▽

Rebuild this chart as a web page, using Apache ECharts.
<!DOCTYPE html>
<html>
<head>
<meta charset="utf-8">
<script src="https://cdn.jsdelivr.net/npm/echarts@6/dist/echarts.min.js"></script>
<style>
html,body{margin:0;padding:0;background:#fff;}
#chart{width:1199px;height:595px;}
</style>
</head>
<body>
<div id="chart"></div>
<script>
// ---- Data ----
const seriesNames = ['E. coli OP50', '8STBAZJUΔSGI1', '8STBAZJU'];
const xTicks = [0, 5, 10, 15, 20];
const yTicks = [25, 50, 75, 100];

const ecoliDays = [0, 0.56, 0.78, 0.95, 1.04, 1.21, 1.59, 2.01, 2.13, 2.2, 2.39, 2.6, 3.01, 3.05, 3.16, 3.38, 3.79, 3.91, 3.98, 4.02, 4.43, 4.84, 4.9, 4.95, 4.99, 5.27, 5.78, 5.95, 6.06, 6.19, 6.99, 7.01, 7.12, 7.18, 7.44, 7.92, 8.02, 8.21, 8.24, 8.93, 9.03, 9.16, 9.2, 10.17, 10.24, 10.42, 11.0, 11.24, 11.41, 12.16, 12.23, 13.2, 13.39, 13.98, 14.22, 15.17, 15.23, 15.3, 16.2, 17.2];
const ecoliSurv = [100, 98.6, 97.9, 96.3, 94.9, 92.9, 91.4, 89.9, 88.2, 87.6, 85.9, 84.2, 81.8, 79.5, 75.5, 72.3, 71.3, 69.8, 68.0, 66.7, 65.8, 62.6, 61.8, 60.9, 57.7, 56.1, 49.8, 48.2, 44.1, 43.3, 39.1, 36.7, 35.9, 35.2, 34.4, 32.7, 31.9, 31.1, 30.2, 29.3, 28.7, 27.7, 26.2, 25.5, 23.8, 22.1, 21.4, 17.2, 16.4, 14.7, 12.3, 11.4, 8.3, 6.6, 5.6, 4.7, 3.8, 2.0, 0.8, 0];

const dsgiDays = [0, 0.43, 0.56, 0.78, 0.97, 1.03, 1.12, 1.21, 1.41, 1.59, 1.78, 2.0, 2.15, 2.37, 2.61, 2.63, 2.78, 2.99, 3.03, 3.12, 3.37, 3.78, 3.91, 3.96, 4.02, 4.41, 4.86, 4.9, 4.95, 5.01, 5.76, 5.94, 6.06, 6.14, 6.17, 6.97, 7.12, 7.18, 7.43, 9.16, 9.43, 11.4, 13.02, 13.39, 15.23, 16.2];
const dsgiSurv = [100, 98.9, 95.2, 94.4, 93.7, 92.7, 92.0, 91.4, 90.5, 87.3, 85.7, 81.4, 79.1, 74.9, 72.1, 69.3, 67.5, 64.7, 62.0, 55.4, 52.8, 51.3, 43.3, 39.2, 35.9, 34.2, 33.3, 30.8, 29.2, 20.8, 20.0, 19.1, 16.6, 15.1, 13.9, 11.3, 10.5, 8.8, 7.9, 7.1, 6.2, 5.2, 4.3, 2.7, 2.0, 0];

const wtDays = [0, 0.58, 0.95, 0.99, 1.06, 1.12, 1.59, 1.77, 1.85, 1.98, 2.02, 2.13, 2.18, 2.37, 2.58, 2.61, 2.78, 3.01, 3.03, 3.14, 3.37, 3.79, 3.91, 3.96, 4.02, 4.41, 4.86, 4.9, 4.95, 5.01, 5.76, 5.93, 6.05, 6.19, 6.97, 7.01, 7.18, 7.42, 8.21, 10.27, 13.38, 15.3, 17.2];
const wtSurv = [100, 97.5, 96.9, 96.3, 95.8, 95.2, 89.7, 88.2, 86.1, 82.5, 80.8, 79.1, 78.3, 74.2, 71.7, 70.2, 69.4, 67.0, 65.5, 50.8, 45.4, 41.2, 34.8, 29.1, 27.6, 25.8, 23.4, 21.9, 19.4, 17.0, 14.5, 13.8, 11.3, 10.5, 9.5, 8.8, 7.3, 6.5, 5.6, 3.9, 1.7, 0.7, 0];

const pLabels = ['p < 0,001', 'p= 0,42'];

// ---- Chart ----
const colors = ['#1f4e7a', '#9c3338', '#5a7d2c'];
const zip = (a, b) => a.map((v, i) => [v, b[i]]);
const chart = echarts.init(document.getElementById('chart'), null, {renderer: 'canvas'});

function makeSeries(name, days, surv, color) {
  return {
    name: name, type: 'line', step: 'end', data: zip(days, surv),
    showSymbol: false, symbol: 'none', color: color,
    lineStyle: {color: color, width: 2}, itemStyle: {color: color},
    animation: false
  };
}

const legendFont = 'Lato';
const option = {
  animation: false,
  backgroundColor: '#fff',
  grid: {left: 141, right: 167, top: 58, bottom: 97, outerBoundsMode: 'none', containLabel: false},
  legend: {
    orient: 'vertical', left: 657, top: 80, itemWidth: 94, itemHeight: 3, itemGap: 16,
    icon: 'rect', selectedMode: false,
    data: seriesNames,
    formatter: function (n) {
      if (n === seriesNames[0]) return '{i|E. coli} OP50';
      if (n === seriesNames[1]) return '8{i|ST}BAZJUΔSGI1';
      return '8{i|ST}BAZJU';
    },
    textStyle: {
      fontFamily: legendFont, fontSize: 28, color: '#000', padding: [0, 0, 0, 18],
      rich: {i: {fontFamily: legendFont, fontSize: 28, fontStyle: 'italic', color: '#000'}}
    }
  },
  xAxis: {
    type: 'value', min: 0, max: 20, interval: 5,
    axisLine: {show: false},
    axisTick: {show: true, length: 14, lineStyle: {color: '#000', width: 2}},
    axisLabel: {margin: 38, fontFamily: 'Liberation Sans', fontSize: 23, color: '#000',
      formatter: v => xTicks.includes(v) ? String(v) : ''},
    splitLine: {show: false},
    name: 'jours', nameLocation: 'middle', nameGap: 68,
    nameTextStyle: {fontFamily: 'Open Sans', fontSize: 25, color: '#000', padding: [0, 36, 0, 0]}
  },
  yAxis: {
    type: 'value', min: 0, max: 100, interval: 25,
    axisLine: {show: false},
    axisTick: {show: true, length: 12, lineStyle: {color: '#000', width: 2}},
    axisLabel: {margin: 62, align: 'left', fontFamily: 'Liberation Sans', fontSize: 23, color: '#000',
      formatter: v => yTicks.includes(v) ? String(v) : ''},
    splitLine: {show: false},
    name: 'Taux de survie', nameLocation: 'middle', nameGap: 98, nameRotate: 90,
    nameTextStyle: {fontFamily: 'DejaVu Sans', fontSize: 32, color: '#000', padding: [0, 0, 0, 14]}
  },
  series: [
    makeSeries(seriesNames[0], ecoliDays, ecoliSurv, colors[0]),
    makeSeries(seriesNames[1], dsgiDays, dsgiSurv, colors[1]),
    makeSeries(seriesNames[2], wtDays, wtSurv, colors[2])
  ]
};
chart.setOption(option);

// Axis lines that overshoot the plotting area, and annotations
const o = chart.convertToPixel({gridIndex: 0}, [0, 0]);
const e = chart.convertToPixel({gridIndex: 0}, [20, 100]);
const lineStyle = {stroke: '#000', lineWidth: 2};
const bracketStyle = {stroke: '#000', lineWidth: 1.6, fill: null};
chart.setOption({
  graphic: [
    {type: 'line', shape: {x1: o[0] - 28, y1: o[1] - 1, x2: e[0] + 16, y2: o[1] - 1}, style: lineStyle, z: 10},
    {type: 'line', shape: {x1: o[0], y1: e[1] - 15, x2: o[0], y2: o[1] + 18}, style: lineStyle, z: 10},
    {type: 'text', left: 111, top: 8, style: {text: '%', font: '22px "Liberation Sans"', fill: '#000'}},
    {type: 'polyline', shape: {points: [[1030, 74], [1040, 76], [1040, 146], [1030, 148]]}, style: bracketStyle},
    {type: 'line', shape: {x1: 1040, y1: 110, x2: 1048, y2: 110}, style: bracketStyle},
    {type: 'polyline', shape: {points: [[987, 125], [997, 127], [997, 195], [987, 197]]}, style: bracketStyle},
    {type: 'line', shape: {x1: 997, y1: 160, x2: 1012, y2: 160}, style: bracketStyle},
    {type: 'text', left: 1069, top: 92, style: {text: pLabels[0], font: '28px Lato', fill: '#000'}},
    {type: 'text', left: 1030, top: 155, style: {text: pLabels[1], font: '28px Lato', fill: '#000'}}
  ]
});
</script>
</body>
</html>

△

→ Problem details:
Retype only the lines running from the top of the listing to the line that holds "const yTicks = [25, 50, 75, 100];", both ends included.

→ Answer to this exercise:
Rebuild this chart as a web page, using Apache ECharts.
<!DOCTYPE html>
<html>
<head>
<meta charset="utf-8">
<script src="https://cdn.jsdelivr.net/npm/echarts@6/dist/echarts.min.js"></script>
<style>
html,body{margin:0;padding:0;background:#fff;}
#chart{width:1199px;height:595px;}
</style>
</head>
<body>
<div id="chart"></div>
<script>
// ---- Data ----
const seriesNames = ['E. coli OP50', '8STBAZJUΔSGI1', '8STBAZJU'];
const xTicks = [0, 5, 10, 15, 20];
const yTicks = [25, 50, 75, 100];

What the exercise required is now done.